Carry none of the pictures over; set down the material below exactly.

● ● ● ● ●

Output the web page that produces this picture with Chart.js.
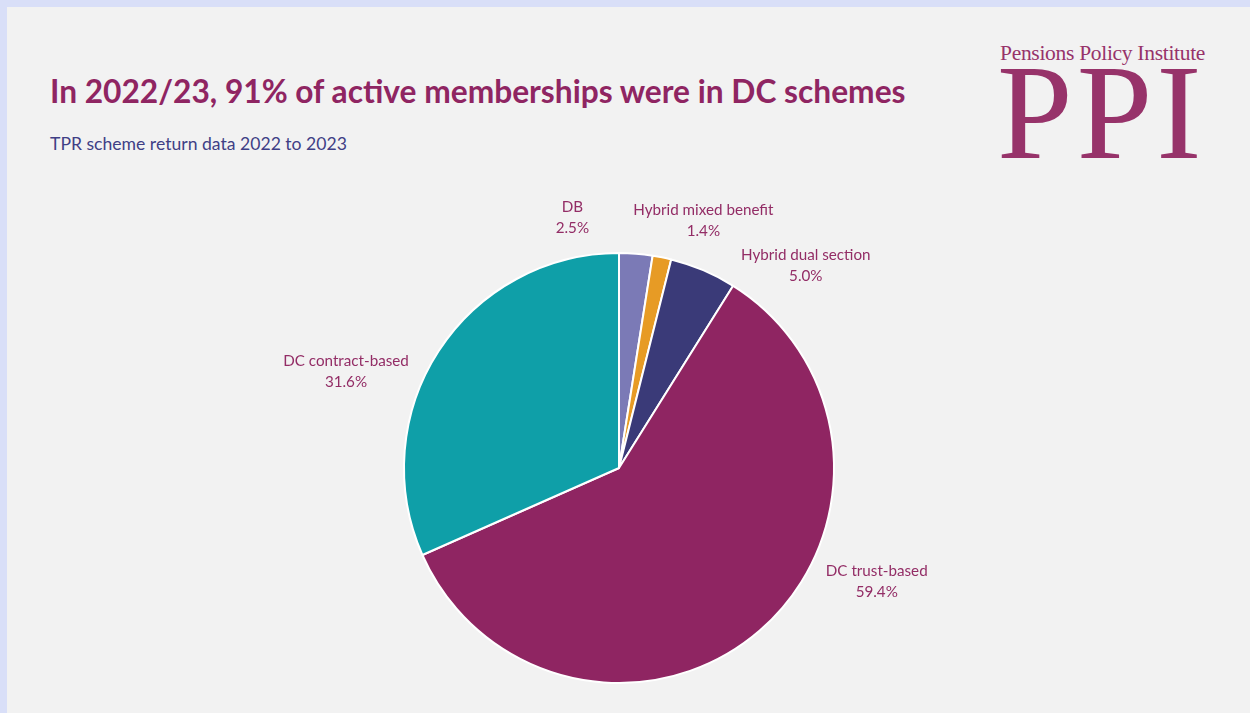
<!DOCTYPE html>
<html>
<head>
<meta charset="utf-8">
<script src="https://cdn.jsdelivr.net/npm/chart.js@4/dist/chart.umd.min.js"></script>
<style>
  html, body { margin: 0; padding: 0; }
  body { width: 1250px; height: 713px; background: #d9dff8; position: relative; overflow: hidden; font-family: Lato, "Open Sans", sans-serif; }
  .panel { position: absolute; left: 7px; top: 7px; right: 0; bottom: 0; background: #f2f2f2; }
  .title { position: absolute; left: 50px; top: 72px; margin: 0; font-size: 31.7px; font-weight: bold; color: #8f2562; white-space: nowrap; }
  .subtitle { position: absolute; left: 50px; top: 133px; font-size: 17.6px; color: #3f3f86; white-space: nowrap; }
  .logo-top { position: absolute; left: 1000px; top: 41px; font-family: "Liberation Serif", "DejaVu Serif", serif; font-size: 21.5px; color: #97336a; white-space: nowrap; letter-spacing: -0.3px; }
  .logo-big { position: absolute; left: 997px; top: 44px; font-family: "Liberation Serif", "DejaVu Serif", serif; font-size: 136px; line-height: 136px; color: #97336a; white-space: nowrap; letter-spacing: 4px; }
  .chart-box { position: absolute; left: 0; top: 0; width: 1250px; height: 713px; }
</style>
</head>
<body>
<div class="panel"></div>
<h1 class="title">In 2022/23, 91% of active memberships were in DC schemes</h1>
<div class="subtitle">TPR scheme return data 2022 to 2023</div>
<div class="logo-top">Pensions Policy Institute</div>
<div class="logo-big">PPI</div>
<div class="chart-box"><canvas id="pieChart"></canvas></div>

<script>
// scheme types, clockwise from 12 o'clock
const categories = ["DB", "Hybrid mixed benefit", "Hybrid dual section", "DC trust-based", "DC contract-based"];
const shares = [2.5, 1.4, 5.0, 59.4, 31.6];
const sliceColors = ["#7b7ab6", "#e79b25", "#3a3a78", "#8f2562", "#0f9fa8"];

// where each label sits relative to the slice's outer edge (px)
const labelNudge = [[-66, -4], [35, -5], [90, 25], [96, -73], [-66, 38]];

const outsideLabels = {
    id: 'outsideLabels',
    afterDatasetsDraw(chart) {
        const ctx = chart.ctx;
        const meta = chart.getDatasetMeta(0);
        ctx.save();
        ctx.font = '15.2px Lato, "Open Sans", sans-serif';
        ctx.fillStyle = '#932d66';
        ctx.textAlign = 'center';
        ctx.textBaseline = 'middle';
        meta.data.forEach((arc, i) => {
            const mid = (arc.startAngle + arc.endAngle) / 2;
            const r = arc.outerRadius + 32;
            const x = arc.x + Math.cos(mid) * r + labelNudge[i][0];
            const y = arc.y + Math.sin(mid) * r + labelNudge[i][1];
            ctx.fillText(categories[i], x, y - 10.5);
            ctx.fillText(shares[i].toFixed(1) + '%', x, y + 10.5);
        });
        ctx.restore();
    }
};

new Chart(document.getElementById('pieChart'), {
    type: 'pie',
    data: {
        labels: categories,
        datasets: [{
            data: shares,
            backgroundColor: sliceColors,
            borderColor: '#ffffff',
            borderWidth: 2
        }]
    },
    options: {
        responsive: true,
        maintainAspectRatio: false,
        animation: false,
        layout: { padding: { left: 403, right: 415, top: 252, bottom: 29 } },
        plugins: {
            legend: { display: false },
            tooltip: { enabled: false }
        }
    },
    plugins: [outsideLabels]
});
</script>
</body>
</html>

● ● ● ● ●

[WRITTEN ANSWER]
Output the web page that produces this picture with Chart.js.
<!DOCTYPE html>
<html>
<head>
<meta charset="utf-8">
<script src="https://cdn.jsdelivr.net/npm/chart.js@4/dist/chart.umd.min.js"></script>
<style>
  html, body { margin: 0; padding: 0; }
  body { width: 1250px; height: 713px; background: #d9dff8; position: relative; overflow: hidden; font-family: Lato, "Open Sans", sans-serif; }
  .panel { position: absolute; left: 7px; top: 7px; right: 0; bottom: 0; background: #f2f2f2; }
  .title { position: absolute; left: 50px; top: 72px; margin: 0; font-size: 31.7px; font-weight: bold; color: #8f2562; white-space: nowrap; }
  .subtitle { position: absolute; left: 50px; top: 133px; font-size: 17.6px; color: #3f3f86; white-space: nowrap; }
  .logo-top { position: absolute; left: 1000px; top: 41px; font-family: "Liberation Serif", "DejaVu Serif", serif; font-size: 21.5px; color: #97336a; white-space: nowrap; letter-spacing: -0.3px; }
  .logo-big { position: absolute; left: 997px; top: 44px; font-family: "Liberation Serif", "DejaVu Serif", serif; font-size: 136px; line-height: 136px; color: #97336a; white-space: nowrap; letter-spacing: 4px; }
  .chart-box { position: absolute; left: 0; top: 0; width: 1250px; height: 713px; }
</style>
</head>
<body>
<div class="panel"></div>
<h1 class="title">In 2022/23, 91% of active memberships were in DC schemes</h1>
<div class="subtitle">TPR scheme return data 2022 to 2023</div>
<div class="logo-top">Pensions Policy Institute</div>
<div class="logo-big">PPI</div>
<div class="chart-box"><canvas id="pieChart"></canvas></div>

<script>
// scheme types, clockwise from 12 o'clock
const categories = ["DB", "Hybrid mixed benefit", "Hybrid dual section", "DC trust-based", "DC contract-based"];
const shares = [2.5, 1.4, 5.0, 59.4, 31.6];
const sliceColors = ["#7b7ab6", "#e79b25", "#3a3a78", "#8f2562", "#0f9fa8"];

// where each label sits relative to the slice's outer edge (px)
const labelNudge = [[-66, -4], [35, -5], [90, 25], [96, -73], [-66, 38]];

const outsideLabels = {
    id: 'outsideLabels',
    afterDatasetsDraw(chart) {
        const ctx = chart.ctx;
        const meta = chart.getDatasetMeta(0);
        ctx.save();
        ctx.font = '15.2px Lato, "Open Sans", sans-serif';
        ctx.fillStyle = '#932d66';
        ctx.textAlign = 'center';
        ctx.textBaseline = 'middle';
        meta.data.forEach((arc, i) => {
            const mid = (arc.startAngle + arc.endAngle) / 2;
            const r = arc.outerRadius + 32;
            const x = arc.x + Math.cos(mid) * r + labelNudge[i][0];
            const y = arc.y + Math.sin(mid) * r + labelNudge[i][1];
            ctx.fillText(categories[i], x, y - 10.5);
            ctx.fillText(shares[i].toFixed(1) + '%', x, y + 10.5);
        });
        ctx.restore();
    }
};

new Chart(document.getElementById('pieChart'), {
    type: 'pie',
    data: {
        labels: categories,
        datasets: [{
            data: shares,
            backgroundColor: sliceColors,
            borderColor: '#ffffff',
            borderWidth: 2
        }]
    },
    options: {
        responsive: true,
        maintainAspectRatio: false,
        animation: false,
        layout: { padding: { left: 403, right: 415, top: 252, bottom: 29 } },
        plugins: {
            legend: { display: false },
            tooltip: { enabled: false }
        }
    },
    plugins: [outsideLabels]
});
</script>
</body>
</html>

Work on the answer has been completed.